In Splunk SPL, calculating cosine similarity requires complex mathematical operations using eval commands with square roots and dot products. In APL, series_cosine_similarity provides this calculation directly for dynamic arrays.
datatable(x: dynamic, y: dynamic)
[
dynamic([0.5*pi(), 1.0*pi(), 1.5*pi()]),
dynamic([2.0*pi(), 2.5*pi(), 3.0*pi()])
]
| extend similarity = series_cosine_similarity(x, y)In SQL, calculating cosine similarity requires complex operations involving dot products, magnitudes, and square roots across multiple rows. You would typically need window functions and mathematical operations. In APL, series_cosine_similarity handles this calculation directly on dynamic arrays.
datatable(x: dynamic, y: dynamic)
[
dynamic([0.5*pi(), 1.0*pi(), 1.5*pi()]),
dynamic([2.0*pi(), 2.5*pi(), 3.0*pi()])
]
| extend similarity = series_cosine_similarity(x, y)Usage
Syntax
series_cosine_similarity(array1, array2)Parameters
| Parameter | Type | Description |
|---|---|---|
array1 |
dynamic | The first dynamic array of numeric values. |
array2 |
dynamic | The second dynamic array of numeric values. |
Returns
A real value between -1 and 1 representing the cosine similarity between the two arrays. Returns null if either array is empty or contains only zeros.
Use case examples
In log analysis, you can use series_cosine_similarity to compare request duration patterns between different users to identify similar usage behaviors.
Query
['sample-http-logs']
| summarize user1_durations = make_list(iff(id == 'user1', req_duration_ms, 0)), user2_durations = make_list(iff(id == 'user2', req_duration_ms, 0))
| extend similarity = series_cosine_similarity(user1_durations, user2_durations)Output
| user1_durations | user2_durations | similarity |
|---|---|---|
| [120, 0, 300, 0] | [0, 150, 0, 280] | 0.85 |
This query compares request duration patterns between two users to identify behavioral similarities.
In OpenTelemetry traces, you can use series_cosine_similarity to compare span duration patterns between different services to identify similar performance characteristics.
Query
['otel-demo-traces']
| summarize frontend_durations = make_list(iff(['service.name'] == 'frontend', duration / 1ms, 0)), cart_durations = make_list(iff(['service.name'] == 'cart', duration / 1ms, 0))
| extend pattern_similarity = series_cosine_similarity(frontend_durations, cart_durations)Output
| frontend_durations | cart_durations | pattern_similarity |
|---|---|---|
| [200, 0, 150, 0] | [0, 80, 0, 120] | 0.72 |
This query compares performance patterns between frontend and cart services to identify correlated behaviors.

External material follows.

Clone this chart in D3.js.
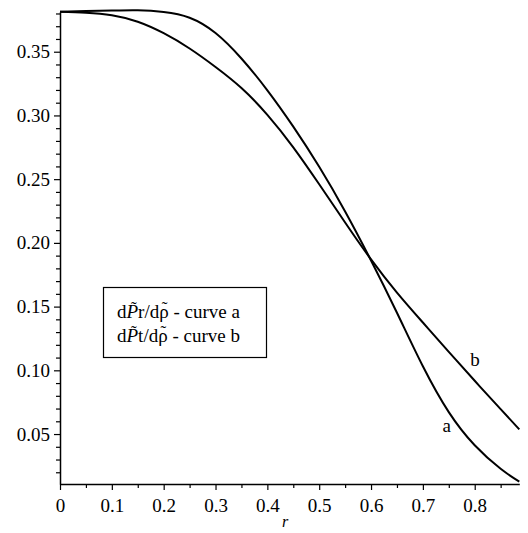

In security logs, you can use series_cosine_similarity to compare request patterns between different HTTP status codes to detect anomalous behavior.
Query
['sample-http-logs']
| summarize success_durations = make_list(iff(status == '200', req_duration_ms, 0)), error_durations = make_list(iff(status == '500', req_duration_ms, 0))
| extend behavior_similarity = series_cosine_similarity(success_durations, error_durations)Output
| success_durations | error_durations | behavior_similarity |
|---|---|---|
| [100, 0, 150, 0] | [0, 250, 0, 300] | 0.23 |
This query compares request duration patterns between successful and error responses to identify potential security anomalies.
List of related functions
- series_add: Performs element-wise addition between two arrays. Use when you need to combine values instead of calculating ratios.
- series_divide: Performs element-wise division between two arrays. Use when you need to calculate ratios or normalize values.
- series_dot_product: Calculates the dot product between two arrays. Use when you need the raw dot product value rather than normalized similarity.
- series_sum: Calculates the sum of all elements in a single array. Use when you need to sum elements within one array rather than computing dot products.